Lo que Adam Swift no podía prever cuando publicó su libro hace 20 años es que determinadas fracciones de clase media pasaran de la gestión incómoda de la perplejidad moral en el ámbito privado a atribuirse a nivel público la legitimidad moral sobre las decisiones educativas y el bien común. De enfrentarse a decisiones personales complejas de equilibrio entre interés privado y público se pasa a autoasignarse una autoridad moral no sólo por prescribir el mejor modelo educativo, sino por ser la voz de los colectivos desfavorecidos. Este posicionamiento se ha hecho especialmente evidente en los últimos años, sobre todo a medida que nuevos pactos y medidas contra la segregación escolar han ido tomando forma en decretos y políticas concretas. La última muestra se ha hecho visible en dos artículos recientes que atacan las medidas contra la segregación escolar del Consorcio de Educación de Barcelona iniciadas en 2019, y que según el último Informe de Oportunidades Educativas del Instituto Metrópoli han permitido reducir la segregación escolar del alumnado vulnerable en la ciudad (un 23% en primer curso de educación infantil y un 26% en 1º de ESO). El argumento que ponen de relieve tanto Cecilia Bayo como Helena López se centra en el uso perverso de dos listas de preinscripción escolar, una para el alumnado con necesidades de apoyo educativo y otra para el resto. El sensacionalismo asociado a expresiones como lista de pobres o expulsados del barrio eleva la anécdota a categoría de problema estructural. Su argumentación es tan simple como cuestionable. Primero, la doble lista ―que no es más que un sistema de garantía de reserva de plazas de alumnado con necesidades de apoyo educativo― es perversa porque estigmatiza.
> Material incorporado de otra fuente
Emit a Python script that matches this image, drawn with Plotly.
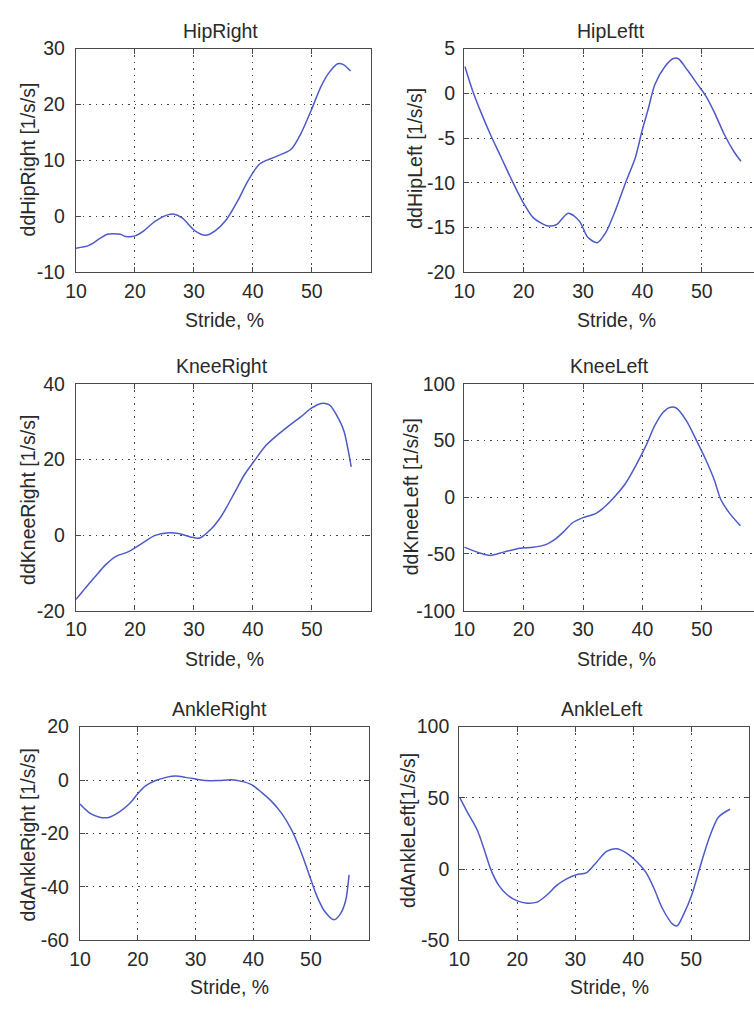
import plotly.graph_objects as go

W, H = 754, 1012

# ---------------- data ----------------
hip_right_x = [10, 12.2, 14, 15.3, 17.5, 18.4, 20, 21.5, 23.4, 25.7, 26.5, 28, 30.2, 32, 33.6, 35.5,
               37.5, 39.2, 41.2, 43.7, 46.5, 48.2, 50, 51.6, 53, 54.4, 55.3, 56.6]
hip_right_y = [-5.7, -5.2, -4.0, -3.2, -3.2, -3.6, -3.5, -2.6, -0.9, 0.3, 0.4, -0.3, -2.6, -3.4, -2.6, -0.6,
               2.9, 6.4, 9.4, 10.6, 12.0, 14.9, 19.2, 23.3, 25.8, 27.3, 27.2, 26.0]

hip_left_x = [10.1, 11.4, 12.8, 14.4, 16.1, 18, 20, 21.6, 23.9, 25.5, 27.5, 29.4, 30.8, 32.4, 33.8, 35.5,
              37.1, 38.8, 39.9, 41, 42.1, 43.8, 45.2, 46, 47.7, 49.3, 50.7, 52.1, 53.8, 55.4, 56.6]
hip_left_y = [3.0, 0.3, -2.1, -4.6, -7.0, -9.7, -12.3, -13.9, -14.8, -14.7, -13.4, -14.3, -16.1, -16.7, -15.6, -13.0,
              -10.1, -7.2, -4.3, -1.7, 1.0, 3.0, 3.9, 3.9, 2.5, 1.0, -0.3, -2.1, -4.6, -6.5, -7.6]

knee_right_x = [10, 11.6, 13.3, 15, 16.7, 18.9, 21.2, 23.4, 25.7, 27.4, 29.4, 31, 33, 34.7, 36.9, 38.6,
                40.3, 42, 43.7, 45.9, 48.2, 50, 51.6, 53, 54.7, 55.5, 56.7]
knee_right_y = [-17.0, -14.0, -10.9, -7.9, -5.7, -4.4, -2.2, -0.1, 0.6, 0.4, -0.5, -0.8, 1.7, 5.1, 11.2, 16.0,
                19.7, 23.3, 25.8, 28.6, 31.3, 33.6, 34.8, 34.4, 30.3, 27.3, 18.0]

knee_left_x = [10, 12.2, 14.4, 16.6, 19.4, 21.6, 23.6, 25.5, 26.9, 28.3, 30, 32.2, 33.8, 35.5, 37.2, 38.8,
               40.5, 42.1, 43.5, 44.6, 45.7, 47.4, 49.1, 50.7, 52.1, 53.2, 54.6, 56.5]
knee_left_y = [-44, -48.4, -51.3, -48.4, -44.9, -44.1, -42.0, -36.2, -29.6, -22.3, -18.0, -14.2, -7.8, 1.4, 12.5, 27.0,
               44.3, 63.2, 74.8, 79.1, 78.6, 67.5, 50.1, 32.8, 15.4, -2.0, -13.6, -25.2]

ankle_right_x = [10, 11.7, 13.4, 15.1, 16.9, 18.6, 20, 21.4, 23.1, 24.9, 26.6, 28.3, 30, 31.7, 34, 36.3,
                 38, 39.7, 41.4, 43.1, 44.9, 46.6, 48.3, 49.7, 50.9, 52.3, 54, 55.1, 56, 56.6]
ankle_right_y = [-9.0, -12.4, -13.9, -13.9, -11.8, -8.8, -5.1, -2.1, -0.2, 1.0, 1.5, 1.0, 0.4, -0.2, -0.2, 0.1,
                 -0.5, -1.7, -4.5, -7.8, -12.4, -18.5, -27.0, -35.5, -42.8, -48.9, -52.3, -50.1, -45.2, -35.5]

ankle_left_x = [10.1, 11.4, 13.1, 14.3, 15.4, 16.8, 18.3, 20, 21.7, 23.4, 25.1, 26.8, 28.5, 30.2, 31.9, 33.6,
                35.4, 37.1, 38.8, 40.5, 42.2, 43.6, 45, 46.8, 47.6, 48.7, 50.1, 51.6, 53, 54.7, 56.7]
ankle_left_y = [50, 39.8, 27.3, 13.6, 0, -11.4, -18.2, -22.3, -23.9, -23.2, -18.2, -11.4, -6.8, -3.9, -2.7, 4.5,
                12.5, 14.3, 11.4, 5.7, -2.3, -13.6, -27.3, -38.6, -39.8, -31.8, -18.2, 2.3, 20.5, 36.4, 42.0]

titles = ["HipRight", "HipLeftt", "KneeRight", "KneeLeft", "AnkleRight", "AnkleLeft"]
ytitles = ["ddHipRight [1/s/s]", "ddHipLeft [1/s/s]", "ddKneeRight [1/s/s]",
           "ddKneeLeft [1/s/s]", "ddAnkleRight [1/s/s]", "ddAnkleLeft[1/s/s]"]
xtitle = "Stride, %"
x_ticks = [10, 20, 30, 40, 50]
y_ticks = [
    [-10, 0, 10, 20, 30],
    [-20, -15, -10, -5, 0, 5],
    [-20, 0, 20, 40],
    [-100, -50, 0, 50, 100],
    [-60, -40, -20, 0, 20],
    [-50, 0, 50, 100],
]

series_x = [hip_right_x, hip_left_x, knee_right_x, knee_left_x, ankle_right_x, ankle_left_x]
series_y = [hip_right_y, hip_left_y, knee_right_y, knee_left_y, ankle_right_y, ankle_left_y]

# ---------------- layout (pixel boxes) ----------------
# (left, right, top, bottom, x_max, clipped_right)
boxes = [
    (66, 365, 38.5, 267, 60, False),
    (460, 754, 38.5, 267, 10 + 294 / 60.25 * 10, True),
    (66, 365, 381, 613, 60, False),
    (460, 754, 381, 613, 10 + 294 / 60.25 * 10, True),
    (70, 363, 731.5, 950, 60, False),
    (455, 749, 731.5, 950, 60, False),
]
title_pos = [(213, 20), (609, 20), (214, 363), (607, 363), (212, 713), (600, 713)]
xt_pos = [(217, 316), (614, 316), (217, 662), (614, 662), (222, 998), (607, 998)]
yt_pos = [(17, 152), (410, 151), (17, 500), (406, 497), (17, 842), (403, 838)]
y_standoff = [6, 4, 6, 4, 6, 5]

FONT = "Liberation Sans, Arial, sans-serif"
FS = 19.5
TXT = "#2a2a2a"
LINE_BLUE = "rgb(78,90,200)"

def px(x):
    return x / W

def py(y):
    return 1 - y / H

fig = go.Figure()
annotations = []
for i in range(6):
    l, r, t, b, xmax, clipped = boxes[i]
    n = "" if i == 0 else str(i + 1)
    fig.add_trace(go.Scatter(
        x=series_x[i], y=series_y[i], mode="lines",
        line=dict(color=LINE_BLUE, width=1.5, shape="spline", smoothing=0.8),
        xaxis="x" + n, yaxis="y" + n, showlegend=False, hoverinfo="skip"))
    axis_common = dict(
        showline=True, linecolor="#4a4a4a", linewidth=1.4,
        ticks="inside", ticklen=5, tickcolor="#4a4a4a", tickwidth=1,
        showgrid=True, gridcolor="#444444", gridwidth=1.2, griddash="1.5px,5px",
        zeroline=False, tickfont=dict(family=FONT, size=FS, color=TXT),
    )
    fig.layout["xaxis" + n] = dict(
        axis_common, domain=[px(l), px(r)], range=[10, xmax], anchor="y" + n,
        tickmode="array", tickvals=x_ticks, ticktext=[str(v) for v in x_ticks],
        mirror="allticks", ticklabelstandoff=1)
    yt = y_ticks[i]
    fig.layout["yaxis" + n] = dict(
        axis_common, domain=[py(b), py(t)], range=[yt[0], yt[-1]], anchor="x" + n,
        tickmode="array", tickvals=yt, ticktext=[str(v) for v in yt],
        mirror=(False if clipped else "allticks"), ticklabelstandoff=y_standoff[i])
    tx, ty = title_pos[i]
    annotations.append(dict(text=titles[i], x=px(tx), y=py(ty), xref="paper", yref="paper",
                            showarrow=False, xanchor="center", yanchor="middle",
                            font=dict(family=FONT, size=FS, color=TXT)))
    ax, ay = xt_pos[i]
    annotations.append(dict(text=xtitle, x=px(ax), y=py(ay), xref="paper", yref="paper",
                            showarrow=False, xanchor="center", yanchor="middle",
                            font=dict(family=FONT, size=FS, color=TXT)))
    yx, yy = yt_pos[i]
    annotations.append(dict(text=ytitles[i], x=px(yx), y=py(yy), xref="paper", yref="paper",
                            showarrow=False, xanchor="center", yanchor="middle", textangle=-90,
                            font=dict(family=FONT, size=FS, color=TXT)))

fig.update_layout(
    width=W, height=H, margin=dict(l=0, r=0, t=0, b=0),
    paper_bgcolor="white", plot_bgcolor="white",
    annotations=annotations, showlegend=False,
)

fig.write_html(
    "out.html",
    config={"displayModeBar": False},
    post_script="document.body.style.margin='0';document.body.style.overflow='hidden';",
)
Conseguir composiciones sociales heterogéneas a través de cuotas de alumnado ordinario y alumnado con necesidades educativas no es estigmatizador, sino que busca precisamente reducir el etiquetaje asociado a la escolarización en centros gueto. El segundo argumento se basa en la supuesta reducción de la capacidad de elección de las familias vulnerables. Más allá de que sea sorprendente priorizar la elección escolar para defender un modelo de educación pública equitativo y justo, en realidad la reducción de la capacidad de elección no es menor de la derivada para el alumnado ordinario. Si la reserva de plazas está bien hecha, debe ser proporcional a la representación de cada perfil de alumnado en el territorio. El tercer argumento se basa en los efectos colaterales de expulsión de los alumnos fuera del barrio. Esto es simplemente falso, porque la proximidad es uno de los criterios de asignación y el 91,4% del alumnado vulnerable que realiza la preinscripción de secundaria en centros de Barcelona se escolariza en su distrito de residencia.
La lucha contra la segregación exige políticas valientes, que inevitablemente tienen algunos problemas de implementación que es necesario corregir y mejorar. La planificación de plazas y de sistemas de admisión escolar es compleja, y es necesario poner en valor que se realice a partir de criterios de equidad educativa. Más allá de la inconsistencia de los argumentos de repartir pobres o expulsar del barrio, quizás lo más preocupante es preguntarse si existe algún plan B detrás de la autoridad moral que deslegitima la política contra la segregación. Si el modelo de la doble lista ―por cierto, aplicado en Flandes desde hace bastantes años con éxito― no es la vía, ¿cuál es la estrategia para acabar con la segregación y en qué evidencia se basa? Quizás es que la crítica a la política contra la segregación esconde simplemente un intento de preservar el statu quo y no un cambio real de la desigualdad educativa estructural de nuestro sistema. De hecho, detrás de enmiendas a la mayor suele haber inmovilismo. Y en cualquier caso, lo que menos necesitamos en estos momentos son lecciones de moralidad.